The above post is something my brothers and I have already been discussing for a while – whether the latter half of the 20th Century will be looked back on as a highpoint of human artistry, right up there with the art of the Italian Renaissance 1400s/1500s. And there are numerous
editorials wondering the same, and pegging the year 2007 as the last year of American entertainment’s globally dominant peak era.
By no coincidence, 2007 is the year Cell Phones became Smart Phones, the internet moved into its Social Media era, Netflix began streaming, and Reality TV went into overdrive as a response to keeping television production going during intensive labor strikes by screenwriters. Although it’s worth pointing out that Peak TV Era extended for another decade, with shows like Mad Men, Breaking Bad, and Walking Dead carrying an intellectual torch to the small screen.
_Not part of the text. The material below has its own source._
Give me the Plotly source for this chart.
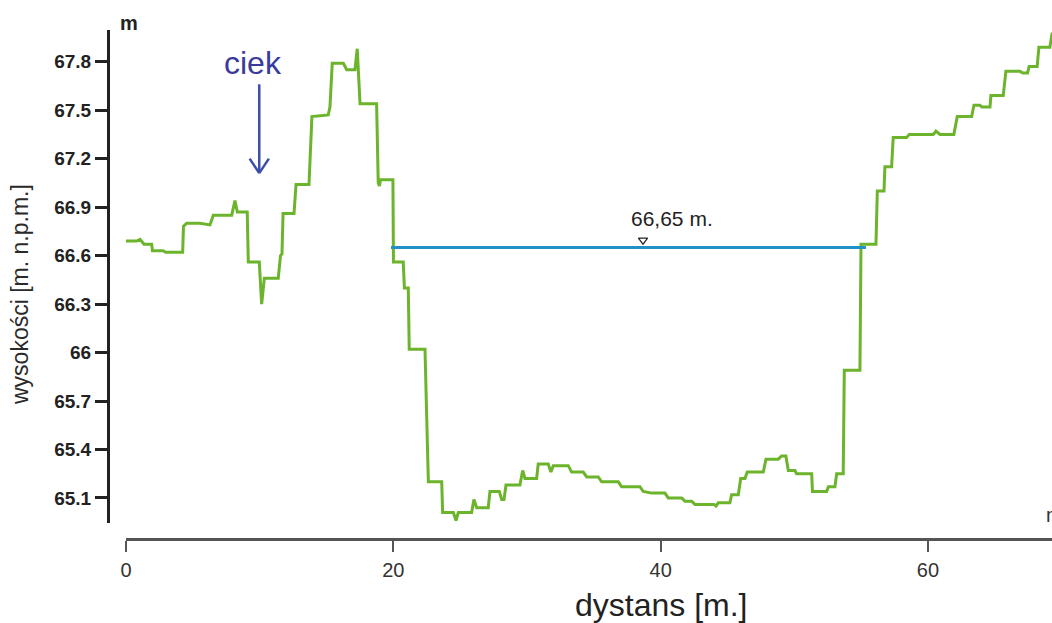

This has left Hollywood, the music industry, and book publishing in the position of competing against themselves. Friends and Seinfeld reruns command more devoted audiences than currently produced sitcoms, and are even watched just as much by the younger demographic that all the advertisers chase. That, to me, is one small sign that there was more lasting creative power in the less corporate Hollywood of the 1990s than there is today.
Despite Sturgeon’s Law, I think the case can be made that entertainment was smarter, and more creative and memorable during its latter-century golden age of American entertainment.